Tuesday, May 20, 2008

The Game Changer?

Yesterday, Netflix and Roku announced the Netflix Player. This device, priced at $99.99 and about the size of a paperback novel, can stream the portion of the Netflix catalog that's available for immediate download (approximately 10,000 out of 100,000 movies and television shows) to any television. The player has composite, component, S-Video and HDMI connections. It supports both SD and HD, although Netflix only offers SD streams at this time. It has both wired and wireless (802.11g) Ethernet connections.

The least expensive Netflix plan that provides unlimited downloads is $8.99/month, going to $15.99/month (the only difference between the plans is the number of physical DVDs that can be out at any one time--one for the $8.99 plan, three for the $15.99 plan.)

The reviews of the Roku Netflix Player so far have been positive; the biggest drawback is the relatively limited selection of movies available for instant streaming. However, this is an issue that I think will be resolved over time, as more studios see Netflix's service as a variation of VOD, at least for catalog material.

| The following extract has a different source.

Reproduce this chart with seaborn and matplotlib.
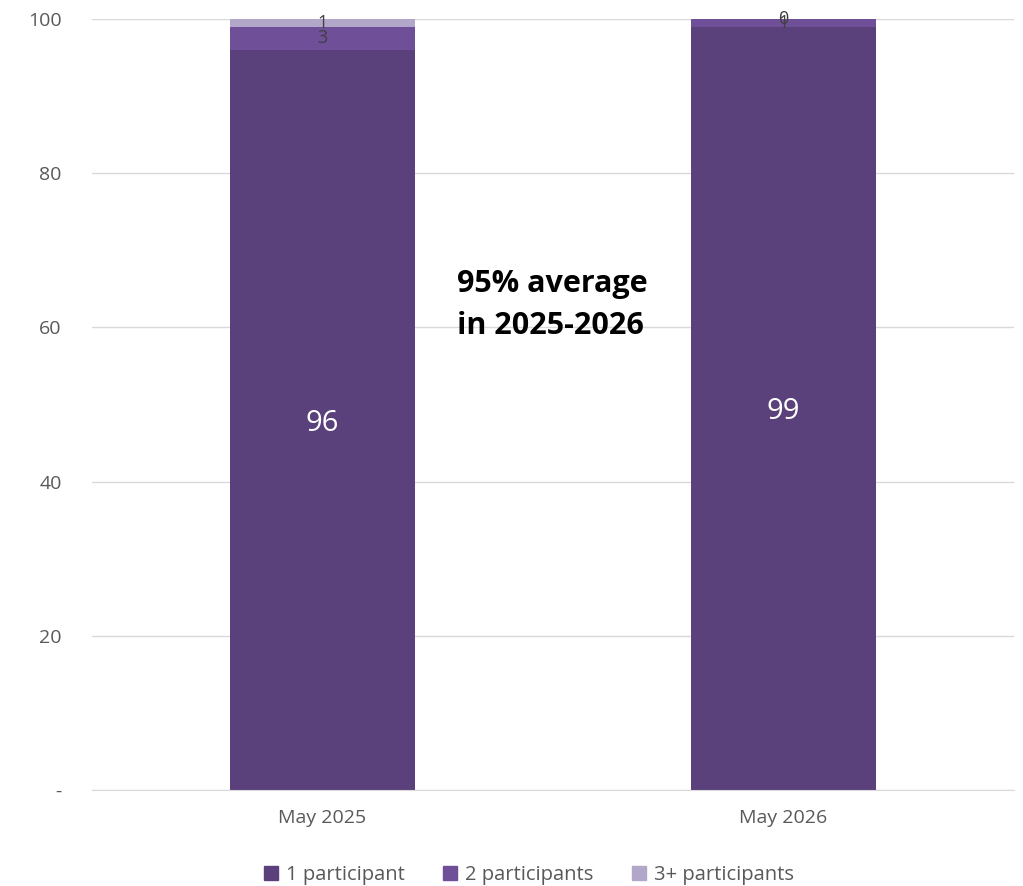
import matplotlib
matplotlib.use("Agg")
import matplotlib.pyplot as plt
import seaborn as sns
import pandas as pd
import numpy as np
from matplotlib.patches import Patch

categories = ["May 2025", "May 2026"]
series_names = ["1 participant", "2 participants", "3+ participants"]
one_participant = [96, 99]
two_participants = [3, 1]
three_plus = [1, 0]
yticks = [0, 20, 40, 60, 80, 100]
ytick_labels = ["-", "20", "40", "60", "80", "100"]
colors = ["#5B417B", "#6E4F98", "#B2A7C8"]

sns.set_style("white")
plt.rcParams['font.family'] = ['Open Sans', 'DejaVu Sans']

fig = plt.figure(figsize=(10.23, 8.86), dpi=100)
ax = fig.add_axes([0.09, 0.1084, 0.901, 0.8702])

series = [one_participant, two_participants, three_plus]
cum = np.cumsum(np.array(series), axis=0)

# draw from top (largest cumulative) down so lower segments overlay
for i in reversed(range(len(series))):
    df = pd.DataFrame({"cat": categories, "val": cum[i]})
    sns.barplot(data=df, x="cat", y="val", color=colors[i], width=0.4,
                saturation=1, ax=ax, zorder=2, linewidth=0, edgecolor=colors[i])

# labels
for j, cat in enumerate(categories):
    bottom = 0
    for i, s in enumerate(series):
        v = s[j]
        center = bottom + v / 2
        if i == 0:
            ax.text(j, center, f"{v}", ha="center", va="center_baseline", color="white",
                    fontsize=21, zorder=5)
        else:
            ax.text(j, center, f"{v}", ha="center", va="center", color="#404040",
                    fontsize=13, zorder=5)
        bottom += v

ax.text(0.396, 0.629, "95% average\nin 2025-2026", transform=ax.transAxes,
        ha="left", va="center", fontsize=22, fontweight="bold", color="black",
        linespacing=1.55, zorder=6)

ax.set_ylim(0, 100)
ax.set_xlim(-0.5, 1.5)
ax.set_yticks(yticks)
ax.set_yticklabels(ytick_labels)
ax.yaxis.grid(True, color="#D9D9D9", linewidth=1, zorder=0)
ax.set_axisbelow(True)
for sp in ["top", "right", "left"]:
    ax.spines[sp].set_visible(False)
ax.spines["bottom"].set_color("#D9D9D9")
ax.tick_params(axis="both", length=0, labelsize=14, labelcolor="#595959")
ax.tick_params(axis="x", pad=14)
ax.tick_params(axis="y", pad=22)
ax.set_xlabel("")
ax.set_ylabel("")

handles = [Patch(facecolor=c, edgecolor=c) for c in colors]
fig.legend(handles, series_names, loc="center", bbox_to_anchor=(0.517, 0.012),
           ncol=3, frameon=False, fontsize=14.5, handlelength=0.7, handleheight=0.7,
           columnspacing=1.9, handletextpad=0.4, labelcolor="#595959")

fig.savefig("out.png", dpi=100)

In the past, I've believed that the chances for third-party set-top boxes have been slim, but this Netflix/Roku box could be a game-changer. The price is so low that the player is almost a throwaway item; as one reviewer pointed out, if you watch 25 movies, the incremental cost of the box is only $4 per movie. The box already supports HD, when Netflix makes it available.

The Netflix/Roku player is a test case for whether or not a managed network is really needed for IPTV. The "standard definition" of IPTV includes a managed network with controlled Quality of Service and Quality of Experience. If Netflix and Roku can deliver acceptable performance "over the top", on the public Internet, it makes it hard to justify huge capital equipment expenditures in order to deliver IPTV over a closed network.

For example, in the U.K., BT is using VOD as its primary "value-add" for subscribers to its IPTV service, since the company relies on the over-the-air Freeview service for broadcast channels. Freeview, however, is launching its own over-the-top VOD service, similar to the Netflix/Roku service. If it works, where does that leave BT?